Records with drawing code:
'''
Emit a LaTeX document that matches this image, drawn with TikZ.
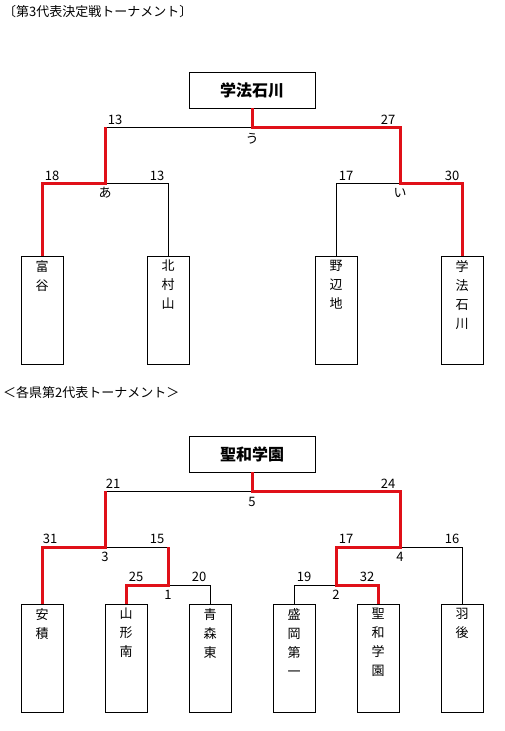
\documentclass[tikz,border=0pt]{standalone}
\usepackage{fontspec}
\setmainfont{Noto Sans CJK JP}
\definecolor{winred}{RGB}{224,16,24}
\begin{document}
\begin{tikzpicture}[x=1pt,y=-1pt,
  every node/.style={inner sep=0pt, font=\fontsize{13}{15}\selectfont},
  champ/.style={draw, line width=0.8pt, minimum width=126pt, minimum height=36pt, font=\fontsize{16}{18}\selectfont\bfseries},
  team/.style={draw, line width=0.8pt, minimum width=42pt, minimum height=108pt},
  vtext/.style={anchor=north, align=center, font=\fontsize{13}{19}\selectfont},
  title/.style={anchor=west},
  num/.style={},
  bl/.style={line width=0.8pt},
  win/.style={line width=3pt, draw=winred, line join=miter}
]
\useasboundingbox (0,0) rectangle (505,731);

% ---------- titles
\node[title] (ttl1) at (3,12) {〔第3代表決定戦トーナメント〕};
\node[title] (ttl2) at (3,393) {＜各県第2代表トーナメント＞};

% ---------- top tournament
\node[champ] (c1) at (252,90) {学法石川};
\node[team] (t1) at (42,310) {};
\node[team] (t2) at (168,310) {};
\node[team] (t3) at (336,310) {};
\node[team] (t4) at (462,310) {};
\node[vtext] (t1l) at (42,260) {富\\谷};
\node[vtext] (t2l) at (168,260) {北\\村\\山};
\node[vtext] (t3l) at (336,260) {野\\辺\\地};
\node[vtext] (t4l) at (462,260) {学\\法\\石\\川};

\coordinate (uM) at (252,127);
\coordinate (uL) at (105,127);
\coordinate (uR) at (400,127);
\coordinate (aL) at (42,183);
\coordinate (aM) at (105,183);
\coordinate (aR) at (168,183);
\coordinate (iL) at (336,183);
\coordinate (iM) at (400,183);
\coordinate (iR) at (462,183);

\draw[bl] (c1.south) -- (uM);
\draw[bl] (uL) -- (uR);
\draw[bl] (uL) -- (aM);
\draw[bl] (uR) -- (iM);
\draw[bl] (aL) -- (aR);
\draw[bl] (iL) -- (iR);
\draw[bl] (aL) -- (t1.north);
\draw[bl] (aR) -- (t2.north);
\draw[bl] (iL) -- (t3.north);
\draw[bl] (iR) -- (t4.north);

\draw[win] (c1.south) -- (uM) -- (uR) -- (iM) -- (iR) -- (t4.north);
\draw[win] (uL) -- (aM) -- (aL) -- (t1.north);

\node[num] (n1) at (115,119.5) {13};
\node[num] (n2) at (388,119.5) {27};
\node[num] (n3) at (252,139) {う};
\node[num] (n4) at (52,175.5) {18};
\node[num] (n5) at (157,175.5) {13};
\node[num] (n6) at (105,193) {あ};
\node[num] (n7) at (346,175.5) {17};
\node[num] (n8) at (452,175.5) {30};
\node[num] (n9) at (400,193) {い};

% ---------- bottom tournament
\node[champ] (c2) at (252,454) {聖和学園};
\node[team] (b1) at (42,658) {};
\node[team] (b2) at (126,658) {};
\node[team] (b3) at (210,658) {};
\node[team] (b4) at (294,658) {};
\node[team] (b5) at (378,658) {};
\node[team] (b6) at (462,658) {};
\node[vtext] (b1l) at (42,608) {安\\積};
\node[vtext] (b2l) at (126,608) {山\\形\\南};
\node[vtext] (b3l) at (210,608) {青\\森\\東};
\node[vtext] (b4l) at (294,608) {盛\\岡\\第\\一};
\node[vtext] (b5l) at (378,608) {聖\\和\\学\\園};
\node[vtext] (b6l) at (462,608) {羽\\後};

\coordinate (m5) at (252,491);
\coordinate (m5L) at (105,491);
\coordinate (m5R) at (400,491);
\coordinate (m3L) at (42,547);
\coordinate (m3M) at (105,547);
\coordinate (m3R) at (168,547);
\coordinate (m4L) at (336,547);
\coordinate (m4M) at (400,547);
\coordinate (m4R) at (462,547);
\coordinate (m1L) at (126,585);
\coordinate (m1M) at (168,585);
\coordinate (m1R) at (210,585);
\coordinate (m2L) at (294,585);
\coordinate (m2M) at (336,585);
\coordinate (m2R) at (378,585);

\draw[bl] (c2.south) -- (m5);
\draw[bl] (m5L) -- (m5R);
\draw[bl] (m5L) -- (m3M);
\draw[bl] (m5R) -- (m4M);
\draw[bl] (m3L) -- (m3R);
\draw[bl] (m3L) -- (b1.north);
\draw[bl] (m3R) -- (m1M);
\draw[bl] (m1L) -- (m1R);
\draw[bl] (m1L) -- (b2.north);
\draw[bl] (m1R) -- (b3.north);
\draw[bl] (m4L) -- (m4R);
\draw[bl] (m4L) -- (m2M);
\draw[bl] (m4R) -- (b6.north);
\draw[bl] (m2L) -- (m2R);
\draw[bl] (m2L) -- (b4.north);
\draw[bl] (m2R) -- (b5.north);

\draw[win] (c2.south) -- (m5) -- (m5R) -- (m4M) -- (m4L) -- (m2M) -- (m2R) -- (b5.north);
\draw[win] (m5L) -- (m3M) -- (m3L) -- (b1.north);
\draw[win] (m3R) -- (m1M) -- (m1L) -- (b2.north);

\node[num] (s1) at (113,483.5) {21};
\node[num] (s2) at (388,483.5) {24};
\node[num] (s3) at (252,502) {5};
\node[num] (s4) at (50,539) {31};
\node[num] (s5) at (157,539) {15};
\node[num] (s6) at (105,557) {3};
\node[num] (s7) at (346,539) {17};
\node[num] (s8) at (452,539) {16};
\node[num] (s9) at (400,557) {4};
\node[num] (s10) at (136,577) {25};
\node[num] (s11) at (199,577) {20};
\node[num] (s12) at (168,595) {1};
\node[num] (s13) at (304,577) {19};
\node[num] (s14) at (367,577) {32};
\node[num] (s15) at (336,595) {2};
\end{tikzpicture}
\end{document}
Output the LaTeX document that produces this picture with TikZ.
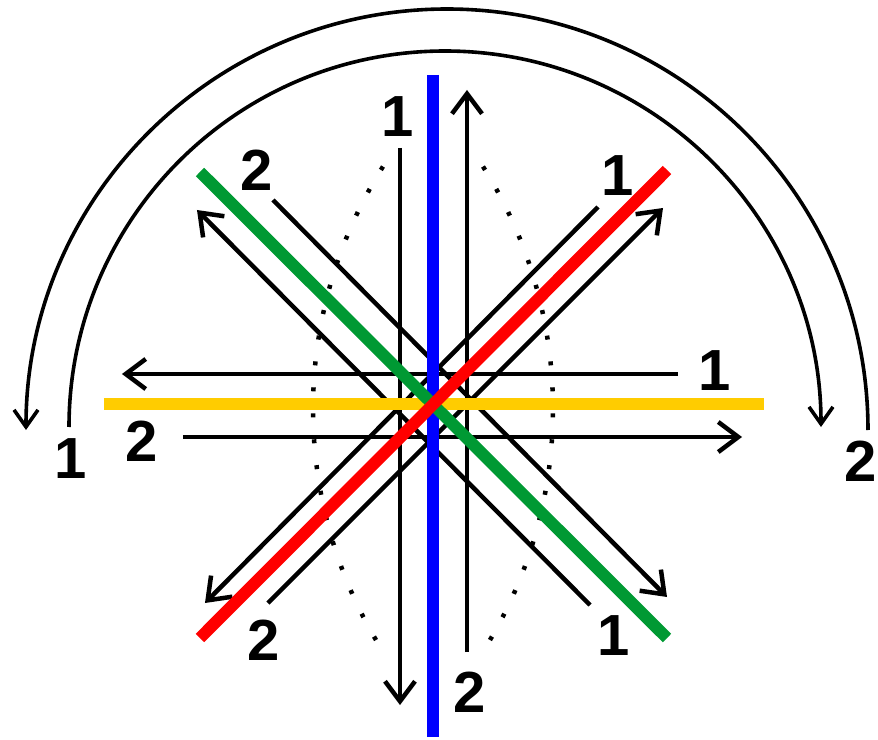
\documentclass[tikz,border=0pt]{standalone}
\usepackage{fontspec}
\newfontfamily\numfont{Liberation Sans}
\usetikzlibrary{arrows.meta}
\definecolor{axisgreen}{HTML}{009933}
\definecolor{axisyellow}{HTML}{FFCC00}

\begin{document}
\begin{tikzpicture}[x=1pt, y=1pt,
    axis/.style={line width=12pt},
    track/.style={line width=4.5pt},
    flow/.style={track, -{Straight Barb[length=20pt, width=30pt]}},
    guide/.style={line width=4.5pt, dash pattern=on 4pt off 22pt},
    swing/.style={line width=3.6pt, -{Straight Barb[length=17pt, width=24pt]}},
    num/.style={font=\numfont\bfseries\fontsize{58}{60}\selectfont, inner sep=0pt}
  ]
  \useasboundingbox (-433,-335) rectangle (445,404);

  % Line ends
  \coordinate (v1s) at (-33,256);   \coordinate (v1t) at (-33,-301);
  \coordinate (v2s) at (34,-248);   \coordinate (v2t) at (34,314);
  \coordinate (h1s) at (245,30);    \coordinate (h1t) at (-311,30);
  \coordinate (h2s) at (-250,-33);  \coordinate (h2t) at (309,-33);
  \coordinate (g1s) at (157,-201);  \coordinate (g1t) at (-236,194);
  \coordinate (g2s) at (-160,204);  \coordinate (g2t) at (234,-193);
  \coordinate (r1s) at (165,197);   \coordinate (r1t) at (-228,-199);
  \coordinate (r2s) at (-165,-199); \coordinate (r2t) at (230,196);
  \coordinate (lensl) at (335,-5);  \coordinate (lensr) at (-335,-5);
  \coordinate (outerc) at (14,-26); \coordinate (innerc) at (12,-23);

  % Dotted lens
  \draw[guide] ([shift={(147.8:455)}]lensl) arc[start angle=147.8, end angle=212.2, radius=455];
  \draw[guide] ([shift={(32.2:455)}]lensr) arc[start angle=32.2, end angle=-32.2, radius=455];

  % Arrows
  \draw[flow] (v1s) -- (v1t);
  \draw[flow] (v2s) -- (v2t);
  \draw[flow] (h1s) -- (h1t);
  \draw[flow] (h2s) -- (h2t);
  \draw[flow] (g1s) -- (g1t);
  \draw[flow] (g2s) -- (g2t);
  \draw[flow] (r1s) -- (r1t);
  \draw[flow] (r2s) -- (r2t);

  % Axes
  \draw[axis, blue] (0,329) coordinate (bluet) -- (0,-333) coordinate (blueb);
  \draw[axis, axisyellow] (-329,0) coordinate (yell) -- (331,0) coordinate (yelr);
  \draw[axis, axisgreen] (-233,232) coordinate (grnt) -- (234,-234) coordinate (grnb);
  \draw[axis, red] (-233,-234) coordinate (redb) -- (234,234) coordinate (redt);

  % Turns
  \draw[swing] ([shift={(0:421)}]outerc) arc[start angle=0, end angle=180, radius=421];
  \draw[swing] ([shift={(180:376)}]innerc) arc[start angle=180, end angle=0, radius=376];

  % Labels
  \node[num] (v1n) at (-35,287) {1};
  \node[num] (v2n) at (37,-288) {2};
  \node[num] (h1n) at (282,33) {1};
  \node[num] (h2n) at (-291,-37) {2};
  \node[num] (g1n) at (181,-232) {1};
  \node[num] (g2n) at (-176,234) {2};
  \node[num] (r1n) at (185,228) {1};
  \node[num] (r2n) at (-169,-236) {2};
  \node[num] (innern) at (-362,-55) {1};
  \node[num] (outern) at (428,-57) {2};
\end{tikzpicture}
\end{document}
'''
▶ **Task prompt**
Without the pictures, please reproduce each line of the listing above exactly, from the first one through the line bearing "(0,0) rectangle (505,731);".

▶ **Exercise response**
Emit a LaTeX document that matches this image, drawn with TikZ.
\documentclass[tikz,border=0pt]{standalone}
\usepackage{fontspec}
\setmainfont{Noto Sans CJK JP}
\definecolor{winred}{RGB}{224,16,24}
\begin{document}
\begin{tikzpicture}[x=1pt,y=-1pt,
  every node/.style={inner sep=0pt, font=\fontsize{13}{15}\selectfont},
  champ/.style={draw, line width=0.8pt, minimum width=126pt, minimum height=36pt, font=\fontsize{16}{18}\selectfont\bfseries},
  team/.style={draw, line width=0.8pt, minimum width=42pt, minimum height=108pt},
  vtext/.style={anchor=north, align=center, font=\fontsize{13}{19}\selectfont},
  title/.style={anchor=west},
  num/.style={},
  bl/.style={line width=0.8pt},
  win/.style={line width=3pt, draw=winred, line join=miter}
]
\useasboundingbox (0,0) rectangle (505,731);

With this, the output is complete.